As culturas da diáspora africana nasceram em resistência, ganhando expressão em cativeiro quando o encontro forçado de Africanos de diferentes grupos étnicos e linguísticos produziu uma fusão de elementos culturais – incluindo elementos das culturas opressoras – para lutar contra o esquecimento e assegurar a memória e a identidade das suas culturas de origem. A este complexo e longo processo cultural de fusão e reorganização de fragmentos de ideias, religiões e culturas chama-se Sincretismo – um conceito chave para estudiosos das artes e culturas da diáspora africana -, que se desenvolveu transnacionalmente, de norte a sul do continente através de contextos geográficos, históricos e sociais específicos. Memória, Identidade e Sincretismo são assim conceitos chave na trajetória da arte Africana em Diáspora.
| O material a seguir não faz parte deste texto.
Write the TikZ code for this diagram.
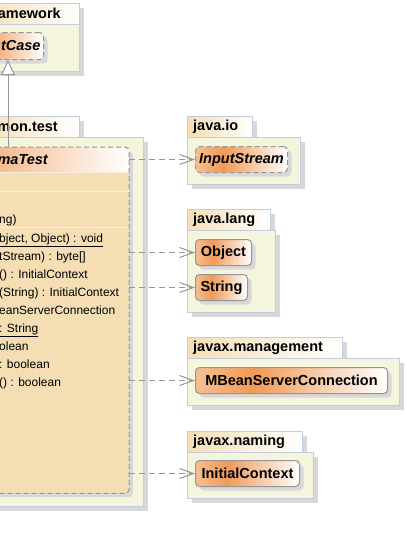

Este curso pretende oferecer um panorama da diversidade artística e cultural, em particular nas regiões com maior incidência de comunidades afrodescendentes como o Brasil, Estados Unidos e Caraíbas, no espaço do Atlântico Negro para usar a expressão de um dos mais importantes teoristas da Diáspora Africana, Paul Gilroy. Para o autor, a relação que os africanos escravizados estabeleceram entre si começa na travessia, dentro dos navios negreiros. No Suriname e na Jamaica por exemplo, o termo shipmate significa companheiro de viagem, equivalente a brother e sister. A viagem é o marco identitário fundador, assente numa geografia indefinida, fluída, em constante transformação, onde experiências africanas ocupam outras culturas e territórios.
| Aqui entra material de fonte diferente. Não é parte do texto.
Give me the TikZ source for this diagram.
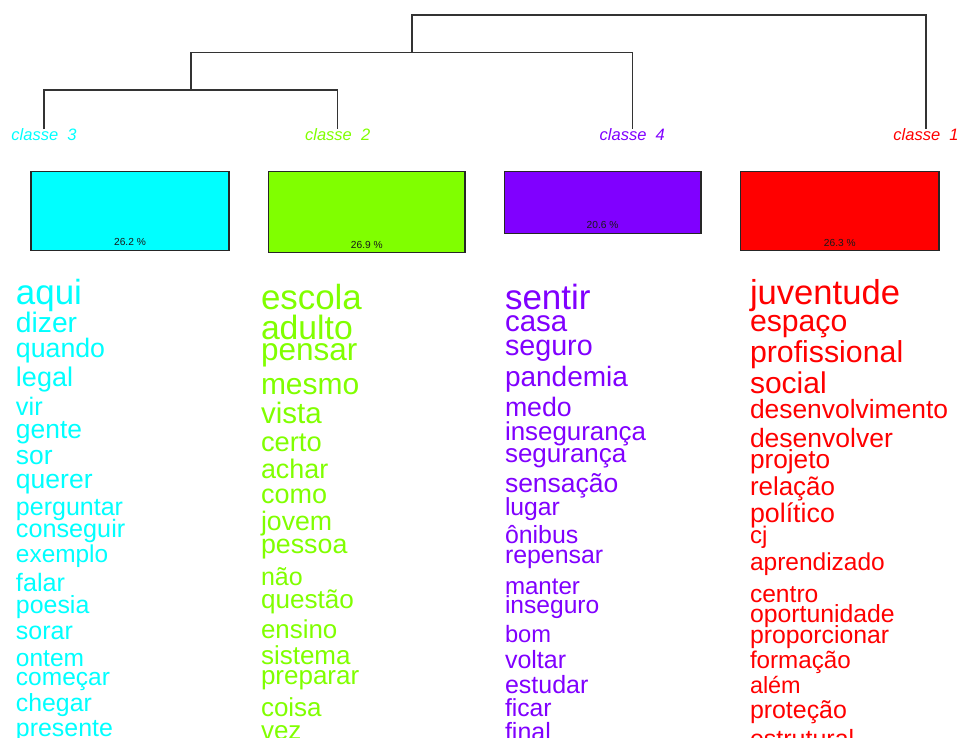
\documentclass[tikz,border=0pt]{standalone}
\usepackage{fontspec}
\setmainfont{Liberation Sans}
\definecolor{cA}{HTML}{FF0000}
\definecolor{cB}{HTML}{80FF00}
\definecolor{cC}{HTML}{00FFFF}
\definecolor{cD}{HTML}{8000FF}
\newcommand\fsz[1]{\fontsize{#1}{#1}\selectfont}
\tikzset{
  wrd/.style={anchor=base west, inner sep=0pt, outer sep=0pt},
  cls/.style={anchor=base, inner sep=0pt, outer sep=0pt, font=\fsz{16.5}\itshape},
  bar/.style={draw=black!85, line width=1.1pt, anchor=north west, inner sep=0pt, outer sep=0pt},
  pct/.style={inner sep=0pt, font=\fsz{10.2}, text=black!90},
  dendro/.style={draw=black!80, line width=1.2pt},
}
\begin{document}
\begin{tikzpicture}[x=1pt,y=-1pt]
\useasboundingbox (0,0) rectangle (959,738);
\clip (0,0) rectangle (959,738);

% class labels
\node[cls, text=cC] (cl3) at (44,141) {classe~~3};
\node[cls, text=cB] (cl2) at (337.7,141) {classe~~2};
\node[cls, text=cD] (cl4) at (632.3,141) {classe~~4};
\node[cls, text=cA] (cl1) at (926,141) {classe~~1};

% dendrogram
\coordinate (j32) at (191,90);
\coordinate (j324) at (412,52.7);
\coordinate (jroot) at (412,15);
\draw[dendro] (cl3.north) |- (j32) -| (cl2.north);
\draw[dendro] (j32) |- (j324) -| (cl4.north);
\draw[dendro] (j324) |- (jroot) -| (cl1.north);

% bars
\node[bar, fill=cC, minimum width=198pt, minimum height=78.6pt] (b3) at (31,171.7) {};
\node[bar, fill=cB, minimum width=196.3pt, minimum height=80.7pt] (b2) at (268.7,171.7) {};
\node[bar, fill=cD, minimum width=196.7pt, minimum height=61.8pt] (b4) at (504.3,171.7) {};
\node[bar, fill=cA, minimum width=198.3pt, minimum height=78.9pt] (b1) at (740.7,171.7) {};
\node[pct] (p3) at (130,242) {26.2 \%};
\node[pct] (p2) at (366.8,244.5) {26.9 \%};
\node[pct] (p4) at (602.6,225) {20.6 \%};
\node[pct] (p1) at (839.8,243) {26.3 \%};

% word lists
\foreach \w/\s/\y [count=\i] in {aqui/34.9/305, dizer/28.2/332.7, quando/26.7/357, legal/27/386,
  vir/25.3/415, gente/26.4/438, sor/26.4/464, querer/26.5/488, perguntar/25/515,
  conseguir/25.2/537, exemplo/24.4/562, falar/25.2/591, poesia/24.9/613, sorar/25/639,
  ontem/24.5/666, começar/24.5/685, chegar/24.8/711, presente/24.9/736}
  \node[wrd, text=cC, font=\fsz{\s}] (w3x\i) at (16,\y) {\w};

\foreach \w/\s/\y [count=\i] in {escola/34.9/309, adulto/33.7/339, pensar/31.5/360, mesmo/30/394,
  vista/29.5/423, certo/27.3/451, achar/26.9/478, como/27/503, jovem/26.7/530,
  pessoa/26.8/553, não/25/585, questão/26.1/608, ensino/25.9/638, sistema/26/664,
  preparar/26/684, coisa/26/716, vez/26/739}
  \node[wrd, text=cB, font=\fsz{\s}] (w2x\i) at (261,\y) {\w};

\foreach \w/\s/\y [count=\i] in {sentir/35/309, casa/29.5/331, seguro/28.7/355, pandemia/28/386,
  medo/26.7/416, insegurança/25.9/440, segurança/26/462, sensação/26.5/492, lugar/24.7/515,
  ônibus/24.9/543, repensar/24.9/563, manter/24.1/594, inseguro/24.6/613, bom/23.7/642,
  voltar/25/668, estudar/25/693, ficar/24.7/716, final/25/740}
  \node[wrd, text=cD, font=\fsz{\s}] (w4x\i) at (505,\y) {\w};

\foreach \w/\s/\y [count=\i] in {juventude/34.6/305, espaço/30.2/331, profissional/30.3/362,
  social/30/393, desenvolvimento/26.4/418, desenvolver/26.5/447, projeto/26.2/468,
  relação/25.9/495, político/26.8/522, cj/24/543, aprendizado/24.5/570, centro/24.6/602,
  oportunidade/24.8/622, proporcionar/24.8/643, formação/24.2/668, além/23.4/693,
  proteção/24.9/718, estrutural/25/747}
  \node[wrd, text=cA, font=\fsz{\s}] (w1x\i) at (750,\y) {\w};
\end{tikzpicture}
\end{document}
Com a conquista da liberdade, as experiências de escravidão agregam histórias de rebelião, de espiritualidades e identidades emergentes, bem como apropriações culturais a partir da vivência com o poder colonial. Mas porque a liberdade não trouxe a igualdade, paralelamente aos movimentos modernistas dos séculos XIX e XX, as culturas da diáspora africana explodem em movimentos que exaltam a negritude, o pan-africanismo, e uma nova consciência negra. Um percurso fascinante, impulsionado pelo que Robert Farris Thompson chamou de ‘fulgor de espírito’ de um povo, e que hoje ocupa um lugar de relevo na cultura contemporânea.
Principais regiões de captura e embarque de escravos em África.
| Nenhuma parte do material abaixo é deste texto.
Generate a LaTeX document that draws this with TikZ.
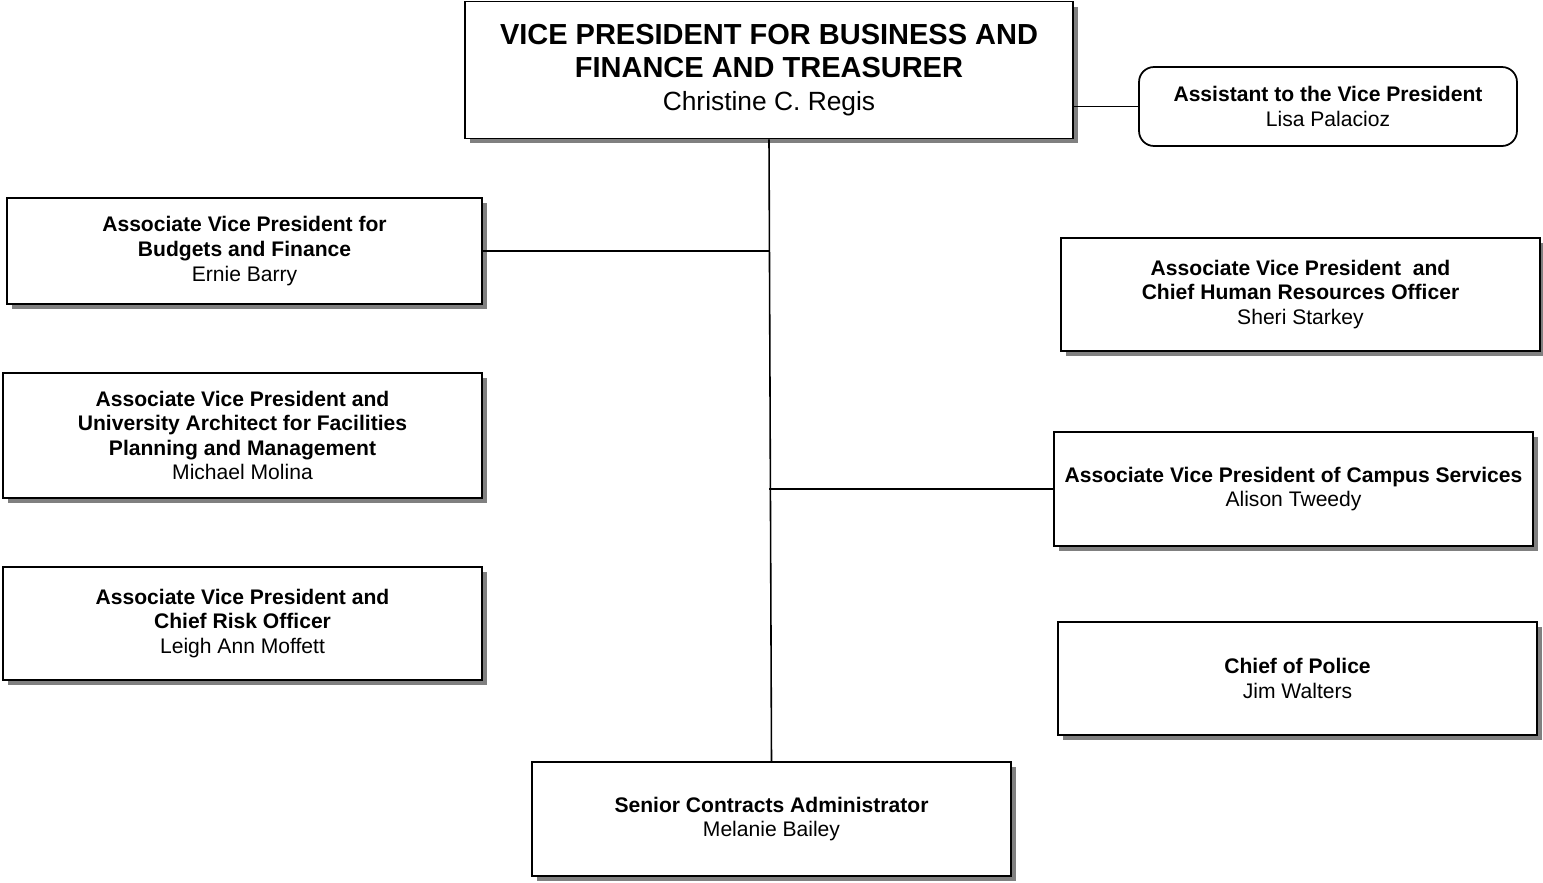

https://commons.wikimedia.org/wiki/File:Africa_slave_Regions.svg
Embora este curso incida sobre as culturas da Diáspora Africana no continente americano, no final oferecemos um capítulo extra, em formato E-book, sobre o panorama da presença Africana em Portugal desde o século XV. Uma presença por poucos reconhecida mas que começa a emergir pelo esforço de vários investigadores notáveis nas últimas décadas como é o caso de Isabel Castro Henriques, cujos livros Roteiro Histórico de uma Lisboa Africana, A Presença Africana em Portugal e Mulheres Africanas em Portugal são cedidos gratuitamente pela Secretaria de Estado para a Cidadania e Igualdade ao público em geral.